### What the task asks
In the material below, please retype the lines from the very first through the one with "(477,124) rectangle (640,147);", exactly and without pictures.

### Collected data
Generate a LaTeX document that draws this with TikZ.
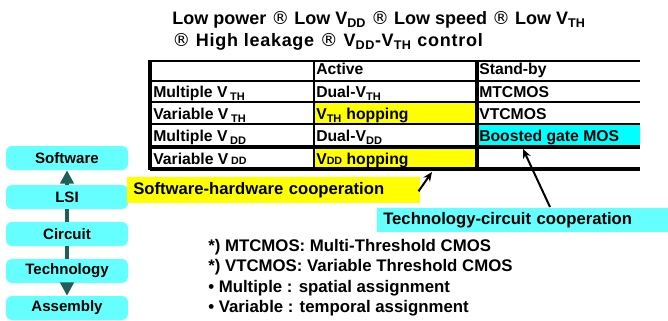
\documentclass[tikz,border=0pt]{standalone}
\usepackage{fontspec}
\setmainfont{Liberation Sans}
\newfontfamily\symfam{DejaVu Sans}
\usetikzlibrary{arrows.meta,calc}
\definecolor{lcyan}{HTML}{66FFFF}
\definecolor{ccyan}{HTML}{00FFFF}
\definecolor{yel}{HTML}{FFFF00}
\definecolor{tealdk}{HTML}{1F5F5A}
\newcommand\rsym{{\symfam\mdseries\char"00AE}}
\newcommand\sbs[1]{\textsubscript{#1}}
\newcommand\sml[1]{{\fontsize{8}{9}\selectfont #1}}
\begin{document}
\begin{tikzpicture}[x=0.75pt,y=-0.75pt,
  every node/.style={inner sep=0pt},
  layerbox/.style={fill=lcyan, rounded corners=4.5pt, minimum width=91.5pt, minimum height=18pt,
    font=\bfseries\fontsize{11.3}{13}\selectfont},
  layerline/.style={draw=tealdk, line width=3.6pt},
  celltext/.style={anchor=base west, font=\bfseries\fontsize{11.8}{13}\selectfont},
  coop/.style={anchor=north west, inner xsep=4.5pt, inner ysep=0pt, align=left,
    font=\bfseries\fontsize{12.5}{14}\selectfont},
  notetext/.style={anchor=base west, font=\bfseries\fontsize{12.6}{15}\selectfont},
  titletext/.style={anchor=base west, font=\bfseries\fontsize{13.5}{16}\selectfont},
  ptr/.style={draw, line width=1.5pt, -{Stealth[length=7pt,width=6pt]}},
  rowline/.style={line width=1.2pt},
  boldline/.style={line width=2.6pt}
]
\useasboundingbox (0,0) rectangle (668,321);

% title
\node[titletext] (t1) at (172,25) {Low power \rsym{} Low V\sbs{DD} \rsym{} Low speed \rsym{} Low V\sbs{TH}};
\node[titletext] (t2) at (172,47) {\addfontfeature{LetterSpace=4}\rsym{} High leakage \rsym{} V\sbs{DD}-V\sbs{TH} control};

% table fills
\fill[yel] (314,102) rectangle (477,124);
\fill[yel] (314,147) rectangle (477,169);
\fill[ccyan] (477,124) rectangle (640,147);

% table lines
\draw[rowline] (150,61) -- (640,61);
\draw[rowline] (150,81) -- (640,81);
\draw[rowline] (150,102) -- (640,102);
\draw[rowline] (150,124) -- (640,124);
\draw[boldline] (150,147) -- (640,147);
\draw[boldline] (150,169) -- (640,169);
\draw[boldline] (150,60) -- (150,170);
\draw[line width=1.4pt] (314,61) -- (314,169);
\draw[boldline] (477,60) -- (477,170);

% table texts
\node[celltext] (hact) at (316,75) {Active};
\node[celltext] (hsb) at (479,75) {Stand-by};
\node[celltext] (r1) at (153,98) {Multiple V\,\sbs{TH}};
\node[celltext] (r1a) at (316,98) {Dual-V\sbs{TH}};
\node[celltext] (r1s) at (479,98) {MTCMOS};
\node[celltext] (r2) at (153,120) {Variable V\,\sbs{TH}};
\node[celltext] (r2a) at (316,120) {V\sbs{TH} hopping};
\node[celltext] (r2s) at (479,120) {VTCMOS};
\node[celltext] (r3) at (153,142) {Multiple V\,\sbs{DD}};
\node[celltext] (r3a) at (316,142) {Dual-V\sbs{DD}};
\node[celltext] (r3s) at (479,142) {Boosted gate MOS};
\node[celltext] (r4) at (153,165) {Variable V\,\sml{DD}};
\node[celltext] (r4a) at (316,165) {V\sml{DD} hopping};

% layer stack
\node[layerbox] (sw) at (67,158) {Software};
\node[layerbox] (lsi) at (67,197) {LSI};
\node[layerbox] (cir) at (67,234) {Circuit};
\node[layerbox] (tech) at (67,271) {Technology};
\node[layerbox] (asm) at (67,308) {Assembly};
\draw[layerline, -{Triangle[length=10pt,width=10pt]}] (lsi) -- (sw);
\draw[layerline] (lsi) -- (cir);
\draw[layerline] (cir) -- (tech);
\draw[layerline, -{Triangle[length=10pt,width=10pt]}] (tech) -- (asm);

% cooperation boxes
\node[coop, fill=yel, text width=210.75pt, minimum height=19.5pt] (swc) at (127,177) {Software-hardware cooperation};
\node[coop, fill=lcyan, text width=209.25pt, minimum height=18pt] (tcc) at (377,208) {Technology-circuit cooperation};
\coordinate (swtip) at (432,172);
\coordinate (tctip) at (523,149);
\draw[ptr] ($(swc.east)+(-2,1)$) -- (swtip);
\draw[ptr] ($(tcc.north west)+(173,-1)$) -- (tctip);

% notes
\node[notetext] (n1) at (208,251) {*) MTCMOS: Multi-Threshold CMOS};
\node[notetext] (n2) at (208,271) {*) VTCMOS: Variable Threshold CMOS};
\node[notetext] (n3) at (208,292) {• Multiple : spatial assignment};
\node[notetext] (n4) at (208,312) {• Variable : temporal assignment};
\end{tikzpicture}
\end{document}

### Exercise solution
Generate a LaTeX document that draws this with TikZ.
\documentclass[tikz,border=0pt]{standalone}
\usepackage{fontspec}
\setmainfont{Liberation Sans}
\newfontfamily\symfam{DejaVu Sans}
\usetikzlibrary{arrows.meta,calc}
\definecolor{lcyan}{HTML}{66FFFF}
\definecolor{ccyan}{HTML}{00FFFF}
\definecolor{yel}{HTML}{FFFF00}
\definecolor{tealdk}{HTML}{1F5F5A}
\newcommand\rsym{{\symfam\mdseries\char"00AE}}
\newcommand\sbs[1]{\textsubscript{#1}}
\newcommand\sml[1]{{\fontsize{8}{9}\selectfont #1}}
\begin{document}
\begin{tikzpicture}[x=0.75pt,y=-0.75pt,
  every node/.style={inner sep=0pt},
  layerbox/.style={fill=lcyan, rounded corners=4.5pt, minimum width=91.5pt, minimum height=18pt,
    font=\bfseries\fontsize{11.3}{13}\selectfont},
  layerline/.style={draw=tealdk, line width=3.6pt},
  celltext/.style={anchor=base west, font=\bfseries\fontsize{11.8}{13}\selectfont},
  coop/.style={anchor=north west, inner xsep=4.5pt, inner ysep=0pt, align=left,
    font=\bfseries\fontsize{12.5}{14}\selectfont},
  notetext/.style={anchor=base west, font=\bfseries\fontsize{12.6}{15}\selectfont},
  titletext/.style={anchor=base west, font=\bfseries\fontsize{13.5}{16}\selectfont},
  ptr/.style={draw, line width=1.5pt, -{Stealth[length=7pt,width=6pt]}},
  rowline/.style={line width=1.2pt},
  boldline/.style={line width=2.6pt}
]
\useasboundingbox (0,0) rectangle (668,321);

% title
\node[titletext] (t1) at (172,25) {Low power \rsym{} Low V\sbs{DD} \rsym{} Low speed \rsym{} Low V\sbs{TH}};
\node[titletext] (t2) at (172,47) {\addfontfeature{LetterSpace=4}\rsym{} High leakage \rsym{} V\sbs{DD}-V\sbs{TH} control};

% table fills
\fill[yel] (314,102) rectangle (477,124);
\fill[yel] (314,147) rectangle (477,169);
\fill[ccyan] (477,124) rectangle (640,147);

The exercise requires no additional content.